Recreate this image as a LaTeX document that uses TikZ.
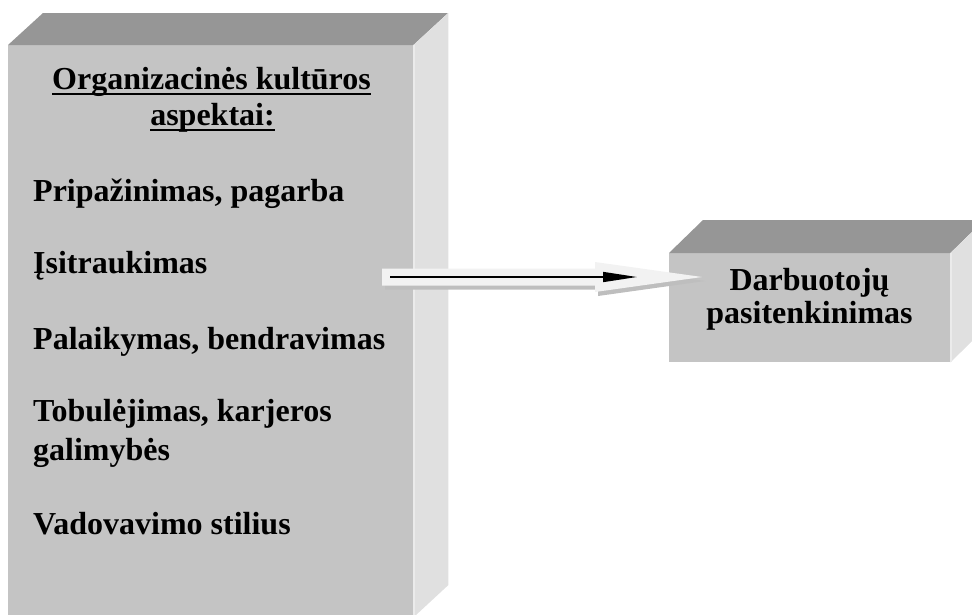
\documentclass[tikz,border=0pt]{standalone}
\usepackage{fontspec}
\setmainfont{Liberation Serif}
\usetikzlibrary{arrows.meta}

\definecolor{frontgray}{HTML}{C4C4C4}
\definecolor{topgray}{HTML}{969696}
\definecolor{sidegray}{HTML}{E0E0E0}
\definecolor{edgegray}{HTML}{EBEBEB}
\definecolor{arrowfill}{HTML}{F2F2F2}
\definecolor{arrowshade}{HTML}{BEBEBE}

% outline of the wide block arrow, shifted by #1
\newcommand\blockarrowoutline[1]{([shift={#1}]tail) ++(0,-8.5) -- ++(213,0) -- ++(0,-6.5)
  -- ([shift={#1}]tip) -- ++(-107,15) -- ++(0,-6.5) -- ++(-213,0) -- cycle}

\begin{document}
\begin{tikzpicture}[x=1pt,y=-1pt,
  frontface/.style={fill=frontgray, inner sep=0pt, anchor=north west},
  topface/.style={fill=topgray},
  sideface/.style={fill=sidegray},
  edgeline/.style={draw=edgegray, line width=1.5pt},
  itemtext/.style={font=\fontsize{32}{38}\selectfont\bfseries, inner sep=0pt, anchor=base west},
  headtext/.style={font=\fontsize{32}{38}\selectfont\bfseries, inner sep=0pt, anchor=base},
  headrule/.style={line width=2.5pt},
  pointer/.style={line width=1.5pt, -{Triangle[length=34pt,width=10pt]}}
]
\useasboundingbox (0,0) rectangle (972,614);
\clip (0,0) rectangle (972,614);

% left cuboid: culture aspects
\node[frontface, minimum width=405pt, minimum height=572pt] (aspects) at (8,45) {};
\fill[topface] (aspects.north west) -- ++(35,-32) -- ++(405,0) -- (aspects.north east) -- cycle;
\fill[sideface] (aspects.north east) -- ++(35,-32) -- ++(0,572) -- (aspects.south east) -- cycle;
\draw[edgeline] ([xshift=1pt]aspects.north east) -- ([xshift=1pt]aspects.south east);

\node[headtext] (head1) at (211.5,89) {Organizacinės kultūros};
\node[headtext] (head2) at (212.5,125) {aspektai:};
\draw[headrule] ([yshift=-5pt]head1.base west) -- ([yshift=-5pt]head1.base east);
\draw[headrule] ([yshift=-5pt]head2.base west) -- ([yshift=-5pt]head2.base east);

\node[itemtext] (item1) at (33,201) {Pripažinimas, pagarba};
\node[itemtext] (item2) at (33,273) {Įsitraukimas};
\node[itemtext] (item3) at (33,349) {Palaikymas, bendravimas};
\node[itemtext] (item4a) at (33,421.5) {Tobulėjimas, karjeros};
\node[itemtext] (item4b) at (33,460) {galimybės};
\node[itemtext] (item5) at (33,534) {Vadovavimo stilius};

% right cuboid: employee satisfaction
\node[frontface, minimum width=281pt, minimum height=109pt] (satisfaction) at (669,253) {};
\fill[topface] (satisfaction.north west) -- ++(34,-33) -- ++(281,0) -- (satisfaction.north east) -- cycle;
\fill[sideface] (satisfaction.north east) -- ++(34,-33) -- ++(0,109) -- (satisfaction.south east) -- cycle;
\draw[edgeline] ([xshift=1pt]satisfaction.north east) -- ([xshift=1pt]satisfaction.south east);

\node[headtext] (sat1) at (809.5,290) {Darbuotojų};
\node[headtext] (sat2) at (809.5,323) {pasitenkinimas};

% wide light arrow with its shadow, then the thin black pointer on it
\coordinate (tail) at (382,277);
\coordinate (tip) at (702,277);
\fill[arrowshade] \blockarrowoutline{(3,4)};
\fill[arrowfill] \blockarrowoutline{(0,0)};

\coordinate (pointerstart) at (390,277);
\coordinate (pointerend) at (637,277);
\draw[pointer] (pointerstart) -- (pointerend);
\end{tikzpicture}
\end{document}
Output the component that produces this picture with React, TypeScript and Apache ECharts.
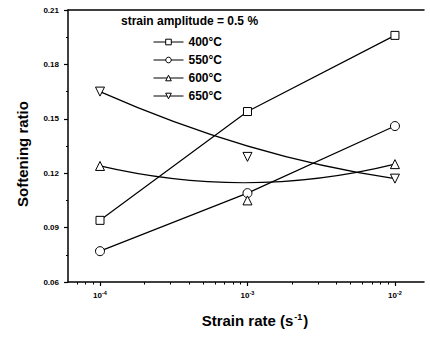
import React, { useEffect, useRef } from 'react';
import * as echarts from 'echarts';

const strainRates = [1e-4, 1e-3, 1e-2];
const s400 = [0.094, 0.154, 0.196];
const s550 = [0.077, 0.109, 0.146];
const s600 = [0.124, 0.105, 0.125];
const s650 = [0.165, 0.129, 0.117];
const seriesNames = ['400°C', '550°C', '600°C', '650°C'];
const legendTitle = 'strain amplitude = 0.5 %';
const yAxisName = 'Softening ratio';
const xMajorExps = [-4, -3, -2];
const minorMantissas = [2, 3, 4, 5, 6, 7, 8, 9];
const minorDecades = [-5, -4, -3, -2];
const xMinExp = -4.217;
const xMaxExp = -1.803;
const yMin = 0.06;
const yMax = 0.21;
const yStep = 0.03;

const FONT = '"Liberation Sans", Arial, sans-serif';

const xMinorTicks: number[] = [];
minorDecades.forEach((d) =>
  minorMantissas.forEach((m) => {
    const v = Math.log10(m) + d;
    if (v > xMinExp && v < xMaxExp) xMinorTicks.push(v);
  })
);

const toPts = (ys: number[]) => strainRates.map((x, i) => [Math.log10(x), ys[i]]);

const markerStyle = { color: '#fff', borderColor: '#000', borderWidth: 1 };

function bezierSeries(name: string, ys: number[]) {
  return {
    name,
    type: 'custom',
    xAxisIndex: 0,
    yAxisIndex: 0,
    z: 1,
    clip: false,
    silent: true,
    data: [[Math.log10(strainRates[1]), ys[1]]],
    renderItem: (_params: any, api: any) => {
      const p = toPts(ys).map((d) => api.coord(d));
      return {
        type: 'bezierCurve',
        shape: {
          x1: p[0][0], y1: p[0][1],
          cpx1: p[1][0], cpy1: p[1][1],
          x2: p[2][0], y2: p[2][1],
        },
        style: { stroke: '#000', fill: null, lineWidth: 1.2 },
      };
    },
  };
}

export default function App() {
  const ref = useRef<HTMLDivElement>(null);
  useEffect(() => {
    if (!ref.current) return;
    const chart = echarts.init(ref.current, null, { renderer: 'svg' });
    const option: any = {
      animation: false,
      backgroundColor: '#fff',
      textStyle: { fontFamily: FONT },
      title: {
        text: legendTitle,
        left: 121,
        top: 15,
        padding: 0,
        textStyle: { fontFamily: FONT, fontSize: 12, fontWeight: 'bold', color: '#000' },
      },
      legend: {
        data: seriesNames,
        orient: 'vertical',
        left: 153,
        top: 36,
        padding: 0,
        itemWidth: 30,
        itemHeight: 7,
        itemGap: 6,
        textStyle: { fontFamily: FONT, fontSize: 12, fontWeight: 'bold', color: '#000' },
        lineStyle: { color: '#000', width: 1, opacity: 1, type: 'solid' },
        itemStyle: { color: '#fff', borderColor: '#000', borderWidth: 1 },
      },
      grid: { left: 68, right: 6, top: 10, bottom: 56 },
      xAxis: [
        {
          type: 'value',
          min: xMinExp,
          max: xMaxExp,
          position: 'bottom',
          axisLine: { show: true, lineStyle: { color: '#000', width: 1.5 } },
          axisTick: { show: true, customValues: xMajorExps, length: 4, lineStyle: { color: '#000', width: 1.2 } },
          axisLabel: {
            customValues: xMajorExps,
            margin: 8,
            formatter: (v: number) => `{b|10}{s|${Math.round(v)}}`,
            rich: {
              b: { fontFamily: FONT, fontSize: 8, fontWeight: 'bold', color: '#000' },
              s: { fontFamily: FONT, fontSize: 5.5, fontWeight: 'bold', color: '#000', verticalAlign: 'top', padding: [0, 0, 4, 0] },
            },
          },
          splitLine: { show: false },
          name: `{t|Strain rate (s}{u|-1}{t|)}`,
          nameLocation: 'middle',
          nameGap: 30,
          nameTextStyle: {
            padding: [0, 0, 0, 18],
            rich: {
              t: { fontFamily: FONT, fontSize: 15, fontWeight: 'bold', color: '#000' },
              u: { fontFamily: FONT, fontSize: 9, fontWeight: 'bold', color: '#000', verticalAlign: 'top', padding: [0, 1, 8, 1] },
            },
          },
        },
        {
          type: 'value',
          min: xMinExp,
          max: xMaxExp,
          position: 'bottom',
          axisLine: { show: false },
          axisTick: { show: true, customValues: xMinorTicks, length: 2.5, lineStyle: { color: '#000', width: 1 } },
          axisLabel: { show: false },
          splitLine: { show: false },
        },
        {
          type: 'value',
          min: xMinExp,
          max: xMaxExp,
          position: 'top',
          axisLine: { show: true, lineStyle: { color: '#000', width: 1.5 } },
          axisTick: { show: false },
          axisLabel: { show: false },
          splitLine: { show: false },
        },
      ],
      yAxis: {
        type: 'value',
        min: yMin,
        max: yMax,
        interval: yStep,
        axisLine: { show: true, lineStyle: { color: '#000', width: 1.5 } },
        axisTick: { show: true, length: 4, lineStyle: { color: '#000', width: 1.2 } },
        minorTick: { show: true, splitNumber: 2, length: 2, lineStyle: { color: '#000', width: 1 } },
        splitLine: { show: false },
        minorSplitLine: { show: false },
        axisLabel: {
          margin: 9,
          formatter: (v: number) => v.toFixed(2),
          fontFamily: FONT,
          fontSize: 8,
          fontWeight: 'bold',
          color: '#000',
        },
        name: yAxisName,
        nameLocation: 'middle',
        nameGap: 38,
        nameTextStyle: {
          fontFamily: FONT,
          fontSize: 15,
          fontWeight: 'bold',
          color: '#000',
          padding: [0, 16, 0, 0],
        },
      },
      series: [
        {
          name: seriesNames[0],
          type: 'line',
          data: toPts(s400),
          symbol: 'rect',
          symbolSize: 8,
          z: 3,
          lineStyle: { color: '#000', width: 1.2 },
          itemStyle: markerStyle,
        },
        {
          name: seriesNames[1],
          type: 'line',
          data: toPts(s550),
          symbol: 'circle',
          symbolSize: 9,
          z: 3,
          lineStyle: { color: '#000', width: 1.2 },
          itemStyle: markerStyle,
        },
        {
          name: seriesNames[2],
          type: 'line',
          data: toPts(s600),
          symbol: 'triangle',
          symbolSize: 9,
          z: 3,
          lineStyle: { color: '#000', width: 0, opacity: 0 },
          itemStyle: markerStyle,
        },
        {
          name: seriesNames[3],
          type: 'line',
          data: toPts(s650),
          symbol: 'triangle',
          symbolRotate: 180,
          symbolSize: 9,
          z: 3,
          lineStyle: { color: '#000', width: 0, opacity: 0 },
          itemStyle: markerStyle,
        },
        bezierSeries('600fit', s600),
        bezierSeries('650fit', s650),
      ],
    };
    chart.setOption(option);
    return () => chart.dispose();
  }, []);
  return <div ref={ref} style={{ width: 430, height: 338, position: 'absolute', left: 0, top: 0 }} />;
}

==*==

• EXERCISE: From the listing, copy each line containing the word "React".

• ANSWER IN FULL:
Output the component that produces this picture with React, TypeScript and Apache ECharts.
import React, { useEffect, useRef } from 'react';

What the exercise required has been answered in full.